** start **

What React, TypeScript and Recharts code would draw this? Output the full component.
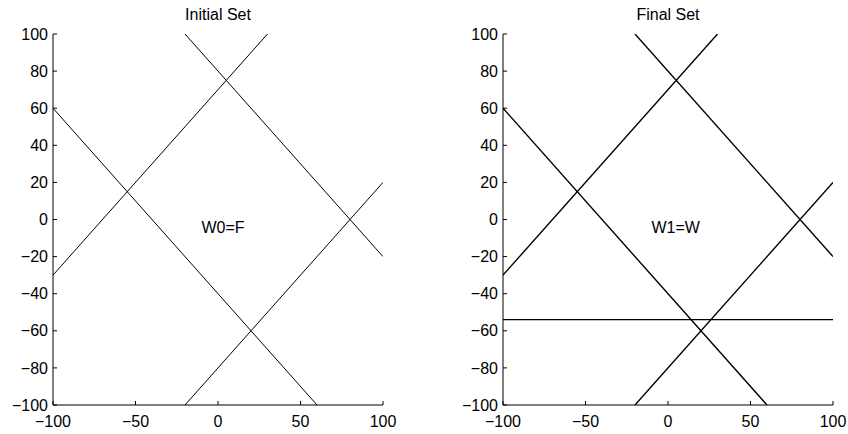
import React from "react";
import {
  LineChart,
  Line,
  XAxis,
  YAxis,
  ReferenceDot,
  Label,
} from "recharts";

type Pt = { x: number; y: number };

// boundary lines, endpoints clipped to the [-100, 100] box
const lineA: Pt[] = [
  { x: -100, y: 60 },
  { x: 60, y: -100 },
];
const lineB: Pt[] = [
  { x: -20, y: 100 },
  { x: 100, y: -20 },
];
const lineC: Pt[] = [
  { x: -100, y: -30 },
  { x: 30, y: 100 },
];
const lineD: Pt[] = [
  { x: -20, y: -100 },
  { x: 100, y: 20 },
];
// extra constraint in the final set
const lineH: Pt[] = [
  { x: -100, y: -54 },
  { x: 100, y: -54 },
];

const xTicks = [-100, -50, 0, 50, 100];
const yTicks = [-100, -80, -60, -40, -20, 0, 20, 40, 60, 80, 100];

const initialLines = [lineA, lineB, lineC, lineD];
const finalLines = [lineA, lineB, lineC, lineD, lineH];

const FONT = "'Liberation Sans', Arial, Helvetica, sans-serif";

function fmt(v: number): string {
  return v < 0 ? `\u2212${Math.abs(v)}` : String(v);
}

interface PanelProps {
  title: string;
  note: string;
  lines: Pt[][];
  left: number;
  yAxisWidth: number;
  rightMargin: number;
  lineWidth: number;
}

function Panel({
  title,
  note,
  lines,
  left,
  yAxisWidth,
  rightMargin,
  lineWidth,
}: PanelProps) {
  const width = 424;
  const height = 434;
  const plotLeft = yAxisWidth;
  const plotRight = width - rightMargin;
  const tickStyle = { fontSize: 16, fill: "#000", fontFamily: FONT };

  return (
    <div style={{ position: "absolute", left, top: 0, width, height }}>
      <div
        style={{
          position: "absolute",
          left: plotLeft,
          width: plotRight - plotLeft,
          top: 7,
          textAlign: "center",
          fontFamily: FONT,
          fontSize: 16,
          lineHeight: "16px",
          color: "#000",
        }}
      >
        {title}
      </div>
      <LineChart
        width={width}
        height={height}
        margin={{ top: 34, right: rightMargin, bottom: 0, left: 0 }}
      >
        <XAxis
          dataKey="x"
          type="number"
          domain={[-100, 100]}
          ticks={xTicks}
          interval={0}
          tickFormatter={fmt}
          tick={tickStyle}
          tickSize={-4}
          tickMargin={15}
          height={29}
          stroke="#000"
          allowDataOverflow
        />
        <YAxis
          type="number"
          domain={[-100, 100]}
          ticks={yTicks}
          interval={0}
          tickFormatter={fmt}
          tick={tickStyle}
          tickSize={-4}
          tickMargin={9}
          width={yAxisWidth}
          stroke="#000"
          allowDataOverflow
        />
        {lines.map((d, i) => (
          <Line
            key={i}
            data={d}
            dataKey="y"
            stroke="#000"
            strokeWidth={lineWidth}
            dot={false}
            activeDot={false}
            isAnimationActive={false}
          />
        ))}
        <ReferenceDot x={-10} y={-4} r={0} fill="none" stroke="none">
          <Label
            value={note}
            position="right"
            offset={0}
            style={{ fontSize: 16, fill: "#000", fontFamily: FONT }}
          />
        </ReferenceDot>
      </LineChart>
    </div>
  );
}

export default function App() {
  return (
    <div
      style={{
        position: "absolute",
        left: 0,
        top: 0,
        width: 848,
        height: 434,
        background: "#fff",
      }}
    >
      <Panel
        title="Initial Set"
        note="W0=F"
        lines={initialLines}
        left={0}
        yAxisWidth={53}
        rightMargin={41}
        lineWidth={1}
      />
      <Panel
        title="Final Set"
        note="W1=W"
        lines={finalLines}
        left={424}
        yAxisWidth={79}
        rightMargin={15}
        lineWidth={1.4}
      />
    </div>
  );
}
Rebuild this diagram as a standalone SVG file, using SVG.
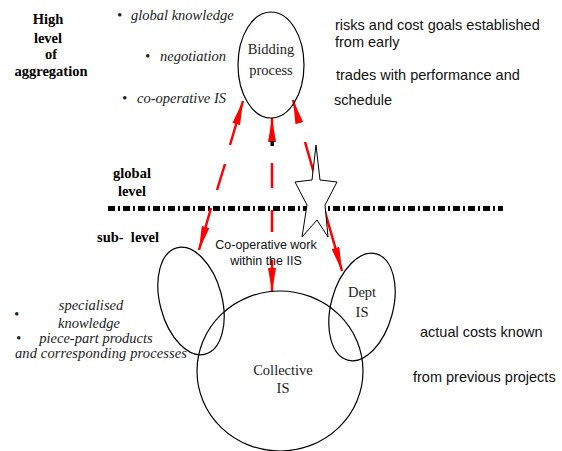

** end **

Reproduce only the lines of the records from the start up to and including the line that holds "60, 80, 100];"; do not carry over any picture.

> [WRITTEN ANSWER]
What React, TypeScript and Recharts code would draw this? Output the full component.
import React from "react";
import {
  LineChart,
  Line,
  XAxis,
  YAxis,
  ReferenceDot,
  Label,
} from "recharts";

type Pt = { x: number; y: number };

// boundary lines, endpoints clipped to the [-100, 100] box
const lineA: Pt[] = [
  { x: -100, y: 60 },
  { x: 60, y: -100 },
];
const lineB: Pt[] = [
  { x: -20, y: 100 },
  { x: 100, y: -20 },
];
const lineC: Pt[] = [
  { x: -100, y: -30 },
  { x: 30, y: 100 },
];
const lineD: Pt[] = [
  { x: -20, y: -100 },
  { x: 100, y: 20 },
];
// extra constraint in the final set
const lineH: Pt[] = [
  { x: -100, y: -54 },
  { x: 100, y: -54 },
];

const xTicks = [-100, -50, 0, 50, 100];
const yTicks = [-100, -80, -60, -40, -20, 0, 20, 40, 60, 80, 100];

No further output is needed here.